Material provided.
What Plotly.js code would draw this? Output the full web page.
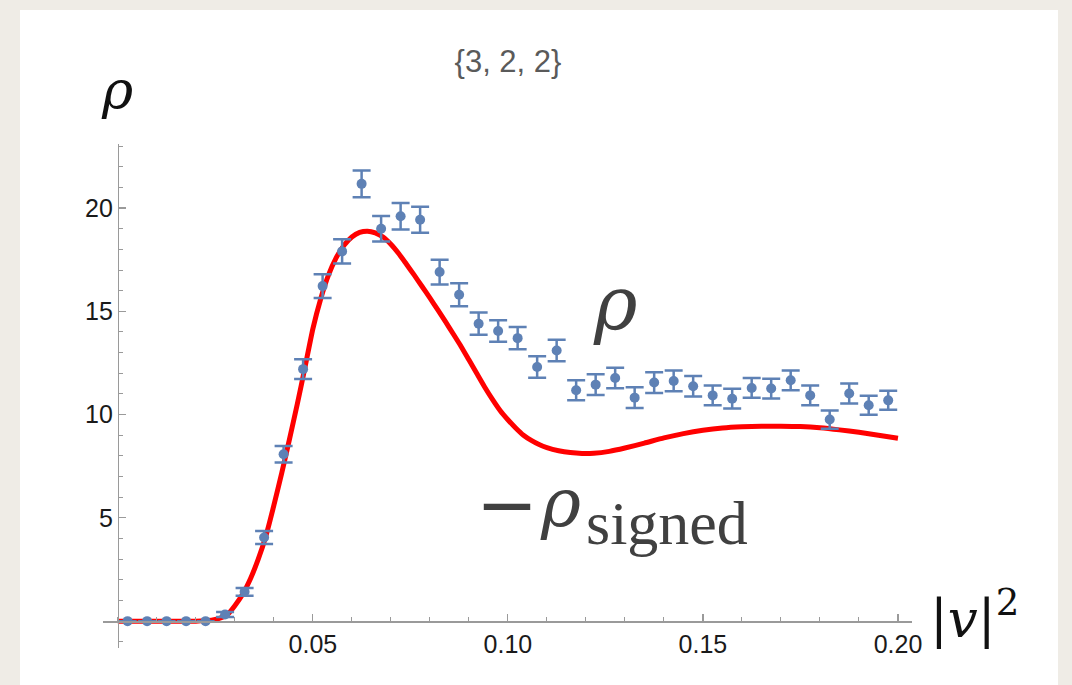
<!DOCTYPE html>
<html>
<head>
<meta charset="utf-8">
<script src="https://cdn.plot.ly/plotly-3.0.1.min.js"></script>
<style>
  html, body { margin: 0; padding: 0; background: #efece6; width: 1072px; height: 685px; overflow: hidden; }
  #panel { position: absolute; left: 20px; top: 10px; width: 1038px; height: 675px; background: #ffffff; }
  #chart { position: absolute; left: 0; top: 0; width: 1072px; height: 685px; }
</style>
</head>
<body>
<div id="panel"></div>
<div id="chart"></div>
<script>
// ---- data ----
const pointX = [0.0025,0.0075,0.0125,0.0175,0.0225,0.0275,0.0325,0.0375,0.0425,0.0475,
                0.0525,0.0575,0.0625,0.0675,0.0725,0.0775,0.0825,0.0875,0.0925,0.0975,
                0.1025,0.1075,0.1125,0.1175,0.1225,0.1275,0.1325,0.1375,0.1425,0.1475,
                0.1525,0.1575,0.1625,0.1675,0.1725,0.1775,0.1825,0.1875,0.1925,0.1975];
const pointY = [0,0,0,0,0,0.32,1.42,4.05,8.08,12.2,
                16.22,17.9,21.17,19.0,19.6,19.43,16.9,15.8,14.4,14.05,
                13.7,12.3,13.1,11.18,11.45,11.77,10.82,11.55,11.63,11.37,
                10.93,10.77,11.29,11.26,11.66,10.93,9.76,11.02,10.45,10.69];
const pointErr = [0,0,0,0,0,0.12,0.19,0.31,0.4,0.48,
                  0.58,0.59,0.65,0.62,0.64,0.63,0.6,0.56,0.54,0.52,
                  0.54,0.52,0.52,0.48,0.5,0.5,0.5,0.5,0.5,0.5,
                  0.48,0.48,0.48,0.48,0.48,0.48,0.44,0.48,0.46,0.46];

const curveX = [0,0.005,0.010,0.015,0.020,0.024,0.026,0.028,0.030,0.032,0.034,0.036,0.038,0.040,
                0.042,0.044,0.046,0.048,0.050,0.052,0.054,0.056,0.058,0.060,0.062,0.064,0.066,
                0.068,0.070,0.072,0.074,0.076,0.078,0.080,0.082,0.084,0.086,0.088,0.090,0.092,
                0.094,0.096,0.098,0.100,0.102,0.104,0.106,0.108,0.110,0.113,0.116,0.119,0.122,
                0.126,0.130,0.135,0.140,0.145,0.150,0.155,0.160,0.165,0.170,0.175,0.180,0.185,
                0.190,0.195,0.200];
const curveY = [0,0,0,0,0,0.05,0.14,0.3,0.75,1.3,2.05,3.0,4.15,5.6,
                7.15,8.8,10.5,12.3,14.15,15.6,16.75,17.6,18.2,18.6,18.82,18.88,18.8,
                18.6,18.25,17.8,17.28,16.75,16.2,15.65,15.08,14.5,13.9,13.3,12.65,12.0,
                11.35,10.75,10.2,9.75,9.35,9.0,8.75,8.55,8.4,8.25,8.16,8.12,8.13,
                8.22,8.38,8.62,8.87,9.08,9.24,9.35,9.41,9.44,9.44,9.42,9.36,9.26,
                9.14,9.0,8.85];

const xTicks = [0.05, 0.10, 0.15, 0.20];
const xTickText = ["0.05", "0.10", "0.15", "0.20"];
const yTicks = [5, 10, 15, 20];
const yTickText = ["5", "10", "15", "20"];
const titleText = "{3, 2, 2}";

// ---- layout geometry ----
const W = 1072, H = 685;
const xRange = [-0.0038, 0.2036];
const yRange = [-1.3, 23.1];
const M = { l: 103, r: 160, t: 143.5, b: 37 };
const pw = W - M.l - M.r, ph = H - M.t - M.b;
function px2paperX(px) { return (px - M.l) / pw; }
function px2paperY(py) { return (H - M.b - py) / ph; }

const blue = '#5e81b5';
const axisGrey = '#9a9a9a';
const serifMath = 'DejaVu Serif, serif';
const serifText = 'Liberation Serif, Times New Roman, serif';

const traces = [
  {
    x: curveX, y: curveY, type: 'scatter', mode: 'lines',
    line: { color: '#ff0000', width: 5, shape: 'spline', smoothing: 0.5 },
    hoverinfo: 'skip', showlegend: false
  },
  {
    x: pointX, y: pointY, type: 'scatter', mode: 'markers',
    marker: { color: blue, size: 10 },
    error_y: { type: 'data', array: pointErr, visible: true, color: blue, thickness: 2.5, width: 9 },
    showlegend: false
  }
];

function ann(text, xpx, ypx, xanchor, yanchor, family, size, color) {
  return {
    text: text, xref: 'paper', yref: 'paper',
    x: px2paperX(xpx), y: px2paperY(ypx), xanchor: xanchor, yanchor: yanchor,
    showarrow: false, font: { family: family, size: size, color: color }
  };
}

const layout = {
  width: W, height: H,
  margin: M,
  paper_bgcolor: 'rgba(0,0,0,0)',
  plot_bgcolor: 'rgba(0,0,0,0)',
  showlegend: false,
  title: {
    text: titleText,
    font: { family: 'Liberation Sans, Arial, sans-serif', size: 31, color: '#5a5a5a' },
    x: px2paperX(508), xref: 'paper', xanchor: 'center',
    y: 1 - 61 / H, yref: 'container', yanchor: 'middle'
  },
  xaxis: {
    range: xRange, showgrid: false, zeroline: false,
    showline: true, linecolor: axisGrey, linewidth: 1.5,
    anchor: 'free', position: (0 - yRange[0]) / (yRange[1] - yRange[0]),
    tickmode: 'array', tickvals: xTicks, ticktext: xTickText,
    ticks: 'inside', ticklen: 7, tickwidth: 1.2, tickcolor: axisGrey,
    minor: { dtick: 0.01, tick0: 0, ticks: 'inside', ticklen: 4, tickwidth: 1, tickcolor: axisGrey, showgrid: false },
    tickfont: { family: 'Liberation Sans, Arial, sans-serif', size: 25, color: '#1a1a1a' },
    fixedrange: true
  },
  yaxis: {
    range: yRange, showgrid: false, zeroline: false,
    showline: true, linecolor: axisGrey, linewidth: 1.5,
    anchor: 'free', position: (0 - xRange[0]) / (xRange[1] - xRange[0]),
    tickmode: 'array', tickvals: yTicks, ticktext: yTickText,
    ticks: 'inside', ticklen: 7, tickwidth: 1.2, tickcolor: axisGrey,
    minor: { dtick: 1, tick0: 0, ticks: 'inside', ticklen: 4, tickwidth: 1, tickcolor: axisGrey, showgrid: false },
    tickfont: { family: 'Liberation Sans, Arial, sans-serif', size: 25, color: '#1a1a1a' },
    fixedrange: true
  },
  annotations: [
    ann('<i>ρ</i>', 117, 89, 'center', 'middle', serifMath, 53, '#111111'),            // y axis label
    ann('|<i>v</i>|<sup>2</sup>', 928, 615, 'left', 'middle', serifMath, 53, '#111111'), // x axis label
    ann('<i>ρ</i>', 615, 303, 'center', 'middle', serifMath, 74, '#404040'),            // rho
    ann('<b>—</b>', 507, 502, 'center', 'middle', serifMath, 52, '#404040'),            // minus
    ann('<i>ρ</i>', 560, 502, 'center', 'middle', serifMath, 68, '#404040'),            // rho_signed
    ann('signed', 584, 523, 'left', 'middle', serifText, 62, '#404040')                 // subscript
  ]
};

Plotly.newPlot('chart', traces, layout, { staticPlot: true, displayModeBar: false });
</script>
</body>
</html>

--

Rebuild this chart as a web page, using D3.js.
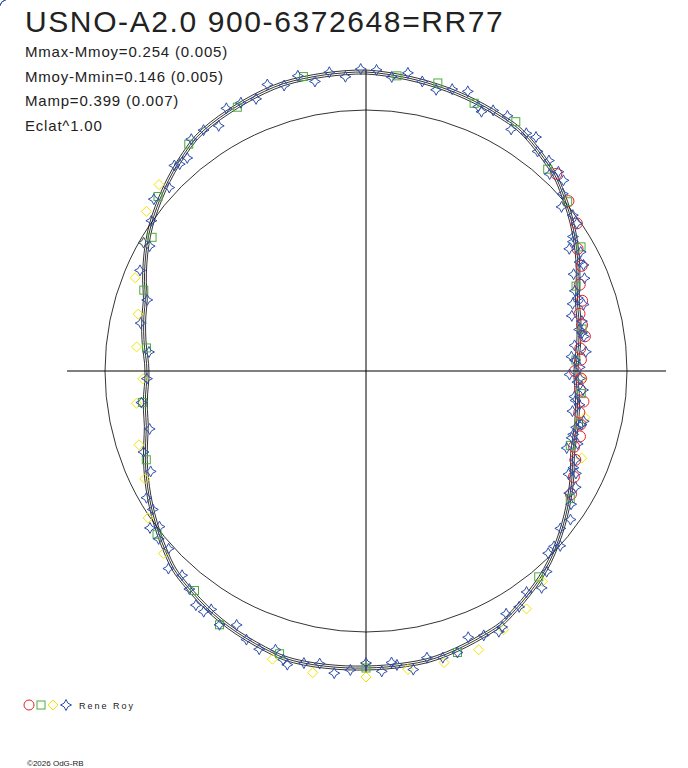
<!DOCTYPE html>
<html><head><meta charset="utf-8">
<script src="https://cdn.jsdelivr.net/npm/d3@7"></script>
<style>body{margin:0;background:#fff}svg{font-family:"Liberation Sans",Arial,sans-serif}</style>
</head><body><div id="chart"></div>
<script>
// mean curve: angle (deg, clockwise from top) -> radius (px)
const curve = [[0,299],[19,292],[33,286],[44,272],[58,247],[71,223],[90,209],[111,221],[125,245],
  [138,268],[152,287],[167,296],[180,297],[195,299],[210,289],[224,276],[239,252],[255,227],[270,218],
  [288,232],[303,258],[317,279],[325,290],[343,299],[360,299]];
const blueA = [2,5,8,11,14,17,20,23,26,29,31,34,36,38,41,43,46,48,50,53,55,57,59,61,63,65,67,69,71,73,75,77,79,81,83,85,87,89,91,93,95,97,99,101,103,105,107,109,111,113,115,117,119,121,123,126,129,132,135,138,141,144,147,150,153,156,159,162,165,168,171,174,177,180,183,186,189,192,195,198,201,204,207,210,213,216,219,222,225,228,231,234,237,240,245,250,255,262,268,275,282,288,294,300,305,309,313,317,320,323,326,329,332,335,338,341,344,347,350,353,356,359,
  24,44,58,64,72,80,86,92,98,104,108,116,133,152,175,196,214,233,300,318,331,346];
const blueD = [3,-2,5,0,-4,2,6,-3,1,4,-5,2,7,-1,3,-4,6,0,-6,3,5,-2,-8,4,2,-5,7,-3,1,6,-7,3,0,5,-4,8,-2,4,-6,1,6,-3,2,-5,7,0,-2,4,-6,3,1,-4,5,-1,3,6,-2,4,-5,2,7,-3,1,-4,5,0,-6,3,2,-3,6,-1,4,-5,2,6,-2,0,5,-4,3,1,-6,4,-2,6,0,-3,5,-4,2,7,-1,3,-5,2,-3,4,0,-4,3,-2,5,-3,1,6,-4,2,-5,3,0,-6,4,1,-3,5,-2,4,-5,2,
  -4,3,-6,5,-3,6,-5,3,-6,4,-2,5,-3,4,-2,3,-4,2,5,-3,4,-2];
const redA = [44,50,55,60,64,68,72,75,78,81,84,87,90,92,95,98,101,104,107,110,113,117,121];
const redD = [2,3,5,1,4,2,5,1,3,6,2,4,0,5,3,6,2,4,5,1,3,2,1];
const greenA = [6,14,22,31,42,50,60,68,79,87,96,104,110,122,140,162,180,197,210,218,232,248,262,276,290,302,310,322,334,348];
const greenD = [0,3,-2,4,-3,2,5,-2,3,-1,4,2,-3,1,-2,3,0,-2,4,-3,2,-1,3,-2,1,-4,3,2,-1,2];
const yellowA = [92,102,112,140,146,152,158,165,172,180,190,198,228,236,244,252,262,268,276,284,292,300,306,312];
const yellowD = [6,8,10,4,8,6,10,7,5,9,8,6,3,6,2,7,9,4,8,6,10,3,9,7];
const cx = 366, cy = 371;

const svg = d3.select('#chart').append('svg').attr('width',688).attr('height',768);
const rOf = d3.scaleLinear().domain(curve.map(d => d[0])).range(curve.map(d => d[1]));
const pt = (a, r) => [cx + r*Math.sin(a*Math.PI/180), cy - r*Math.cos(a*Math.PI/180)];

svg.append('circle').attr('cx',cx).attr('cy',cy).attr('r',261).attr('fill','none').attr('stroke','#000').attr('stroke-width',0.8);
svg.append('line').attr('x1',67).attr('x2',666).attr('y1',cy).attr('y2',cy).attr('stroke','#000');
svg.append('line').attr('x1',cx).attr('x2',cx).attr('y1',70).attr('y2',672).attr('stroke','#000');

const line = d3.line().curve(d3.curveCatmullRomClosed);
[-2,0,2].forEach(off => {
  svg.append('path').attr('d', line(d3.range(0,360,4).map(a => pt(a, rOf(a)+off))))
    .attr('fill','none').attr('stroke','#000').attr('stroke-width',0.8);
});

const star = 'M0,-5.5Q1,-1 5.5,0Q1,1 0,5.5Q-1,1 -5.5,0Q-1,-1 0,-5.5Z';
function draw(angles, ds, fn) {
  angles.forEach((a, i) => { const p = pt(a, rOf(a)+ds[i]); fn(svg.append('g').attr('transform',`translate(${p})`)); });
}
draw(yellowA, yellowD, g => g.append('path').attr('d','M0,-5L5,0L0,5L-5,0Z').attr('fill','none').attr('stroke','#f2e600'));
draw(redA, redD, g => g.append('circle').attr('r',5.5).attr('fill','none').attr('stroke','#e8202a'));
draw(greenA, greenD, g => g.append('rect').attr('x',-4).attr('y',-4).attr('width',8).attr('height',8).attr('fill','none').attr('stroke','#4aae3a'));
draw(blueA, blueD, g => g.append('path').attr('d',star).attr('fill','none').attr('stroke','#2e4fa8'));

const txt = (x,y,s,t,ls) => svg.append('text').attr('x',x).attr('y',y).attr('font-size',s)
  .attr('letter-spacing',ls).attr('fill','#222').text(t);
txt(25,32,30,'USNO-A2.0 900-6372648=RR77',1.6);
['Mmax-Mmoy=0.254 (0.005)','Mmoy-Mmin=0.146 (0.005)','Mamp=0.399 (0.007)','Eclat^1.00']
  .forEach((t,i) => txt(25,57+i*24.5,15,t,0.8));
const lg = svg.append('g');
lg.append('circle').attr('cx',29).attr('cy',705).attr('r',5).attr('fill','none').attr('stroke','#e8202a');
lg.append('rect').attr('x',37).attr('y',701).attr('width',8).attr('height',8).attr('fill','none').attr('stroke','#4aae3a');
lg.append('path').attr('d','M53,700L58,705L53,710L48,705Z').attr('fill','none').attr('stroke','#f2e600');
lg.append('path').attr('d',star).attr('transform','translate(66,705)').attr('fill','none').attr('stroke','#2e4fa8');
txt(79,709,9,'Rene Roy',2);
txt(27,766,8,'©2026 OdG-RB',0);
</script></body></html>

---

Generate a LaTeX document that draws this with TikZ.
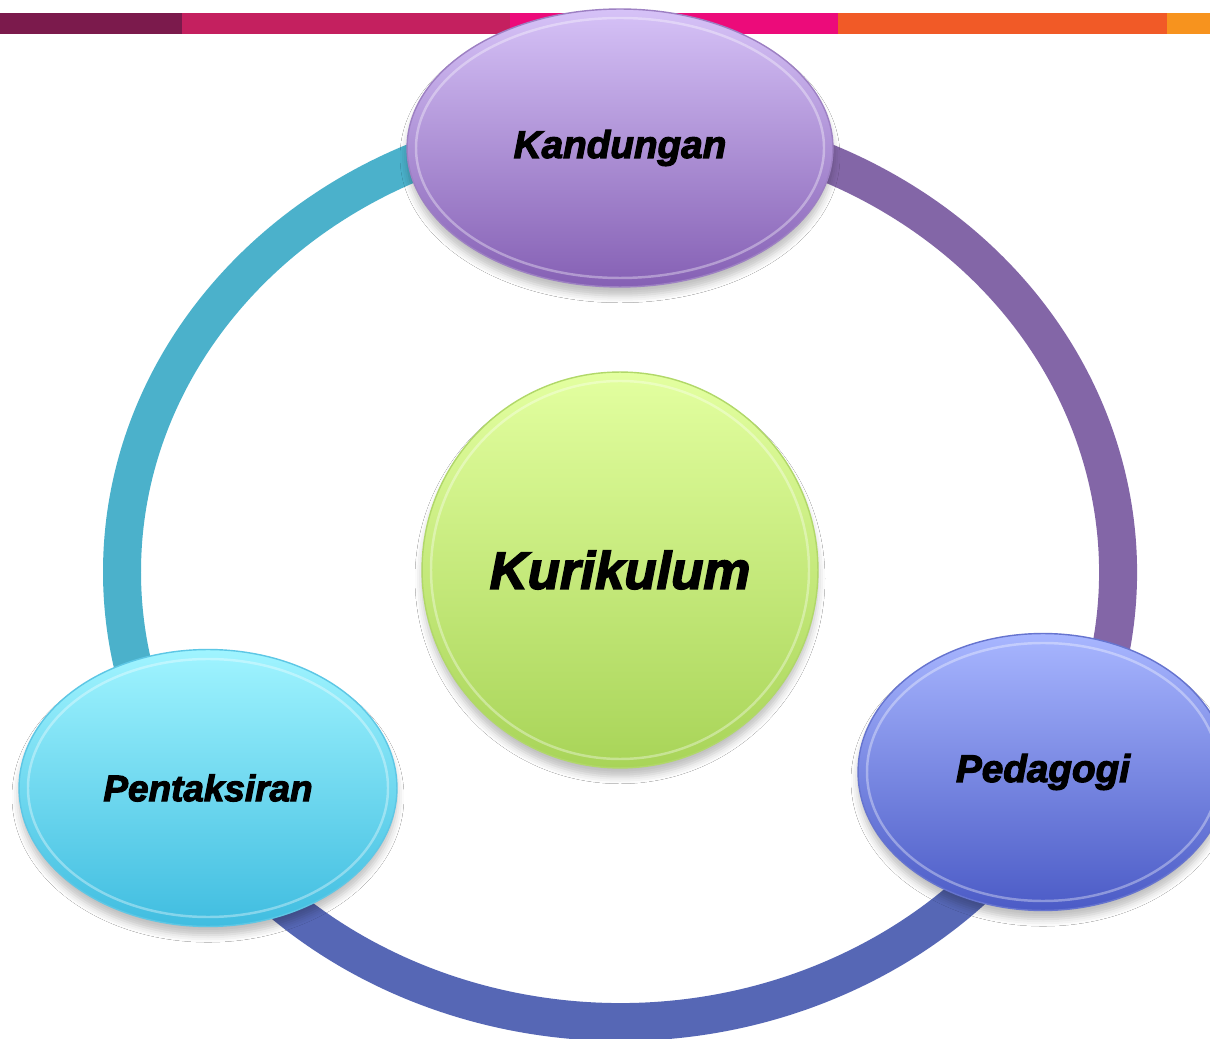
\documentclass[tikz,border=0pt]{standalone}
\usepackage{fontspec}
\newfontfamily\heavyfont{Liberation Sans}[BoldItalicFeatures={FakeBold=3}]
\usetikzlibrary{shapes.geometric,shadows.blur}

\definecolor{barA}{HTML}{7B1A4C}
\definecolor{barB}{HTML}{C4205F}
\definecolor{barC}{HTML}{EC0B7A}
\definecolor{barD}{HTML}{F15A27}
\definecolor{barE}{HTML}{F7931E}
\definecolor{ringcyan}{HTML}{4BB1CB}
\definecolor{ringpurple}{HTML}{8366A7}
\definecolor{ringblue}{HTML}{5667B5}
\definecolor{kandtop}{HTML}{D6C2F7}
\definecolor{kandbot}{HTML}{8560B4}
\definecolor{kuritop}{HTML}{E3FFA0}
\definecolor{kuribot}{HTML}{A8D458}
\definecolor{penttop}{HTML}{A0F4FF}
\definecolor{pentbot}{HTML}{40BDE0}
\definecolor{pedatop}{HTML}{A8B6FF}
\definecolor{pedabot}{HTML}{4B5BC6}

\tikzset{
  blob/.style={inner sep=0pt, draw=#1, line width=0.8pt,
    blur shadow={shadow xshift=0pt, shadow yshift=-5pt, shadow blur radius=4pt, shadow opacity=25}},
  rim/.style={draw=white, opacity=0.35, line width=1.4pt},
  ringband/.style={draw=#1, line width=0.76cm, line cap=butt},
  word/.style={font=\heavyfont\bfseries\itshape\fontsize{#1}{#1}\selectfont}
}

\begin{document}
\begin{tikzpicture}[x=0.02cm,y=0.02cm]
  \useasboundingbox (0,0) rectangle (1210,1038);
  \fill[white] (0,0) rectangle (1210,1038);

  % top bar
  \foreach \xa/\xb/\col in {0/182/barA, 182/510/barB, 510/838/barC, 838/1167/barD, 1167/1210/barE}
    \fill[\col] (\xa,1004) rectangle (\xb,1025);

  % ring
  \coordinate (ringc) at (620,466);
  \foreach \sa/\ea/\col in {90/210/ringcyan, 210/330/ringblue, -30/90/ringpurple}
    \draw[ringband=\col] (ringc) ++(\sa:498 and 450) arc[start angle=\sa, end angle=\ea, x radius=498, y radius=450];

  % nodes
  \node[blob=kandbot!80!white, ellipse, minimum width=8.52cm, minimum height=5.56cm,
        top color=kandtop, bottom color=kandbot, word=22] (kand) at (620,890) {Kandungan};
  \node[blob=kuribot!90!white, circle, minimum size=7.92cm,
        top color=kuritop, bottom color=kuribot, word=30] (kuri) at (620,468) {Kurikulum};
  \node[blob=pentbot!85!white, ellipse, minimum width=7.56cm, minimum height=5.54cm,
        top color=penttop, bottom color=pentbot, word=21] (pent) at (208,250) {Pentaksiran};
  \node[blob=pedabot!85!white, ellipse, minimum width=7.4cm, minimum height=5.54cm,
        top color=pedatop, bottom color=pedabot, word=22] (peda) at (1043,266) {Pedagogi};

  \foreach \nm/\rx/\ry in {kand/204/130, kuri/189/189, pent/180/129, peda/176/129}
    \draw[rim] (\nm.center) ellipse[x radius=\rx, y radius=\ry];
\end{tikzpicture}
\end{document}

What is needed. Reproduce the data above exactly, but only the lines from the one showing "What Plotly.js code" through the one showing "0.48,0.48,0.48,0.48,0.48,0.48,0.44,0.48,0.46,0.46];", with both ends kept and the pictures left out.

The result.
What Plotly.js code would draw this? Output the full web page.
<!DOCTYPE html>
<html>
<head>
<meta charset="utf-8">
<script src="https://cdn.plot.ly/plotly-3.0.1.min.js"></script>
<style>
  html, body { margin: 0; padding: 0; background: #efece6; width: 1072px; height: 685px; overflow: hidden; }
  #panel { position: absolute; left: 20px; top: 10px; width: 1038px; height: 675px; background: #ffffff; }
  #chart { position: absolute; left: 0; top: 0; width: 1072px; height: 685px; }
</style>
</head>
<body>
<div id="panel"></div>
<div id="chart"></div>
<script>
// ---- data ----
const pointX = [0.0025,0.0075,0.0125,0.0175,0.0225,0.0275,0.0325,0.0375,0.0425,0.0475,
                0.0525,0.0575,0.0625,0.0675,0.0725,0.0775,0.0825,0.0875,0.0925,0.0975,
                0.1025,0.1075,0.1125,0.1175,0.1225,0.1275,0.1325,0.1375,0.1425,0.1475,
                0.1525,0.1575,0.1625,0.1675,0.1725,0.1775,0.1825,0.1875,0.1925,0.1975];
const pointY = [0,0,0,0,0,0.32,1.42,4.05,8.08,12.2,
                16.22,17.9,21.17,19.0,19.6,19.43,16.9,15.8,14.4,14.05,
                13.7,12.3,13.1,11.18,11.45,11.77,10.82,11.55,11.63,11.37,
                10.93,10.77,11.29,11.26,11.66,10.93,9.76,11.02,10.45,10.69];
const pointErr = [0,0,0,0,0,0.12,0.19,0.31,0.4,0.48,
                  0.58,0.59,0.65,0.62,0.64,0.63,0.6,0.56,0.54,0.52,
                  0.54,0.52,0.52,0.48,0.5,0.5,0.5,0.5,0.5,0.5,
                  0.48,0.48,0.48,0.48,0.48,0.48,0.44,0.48,0.46,0.46];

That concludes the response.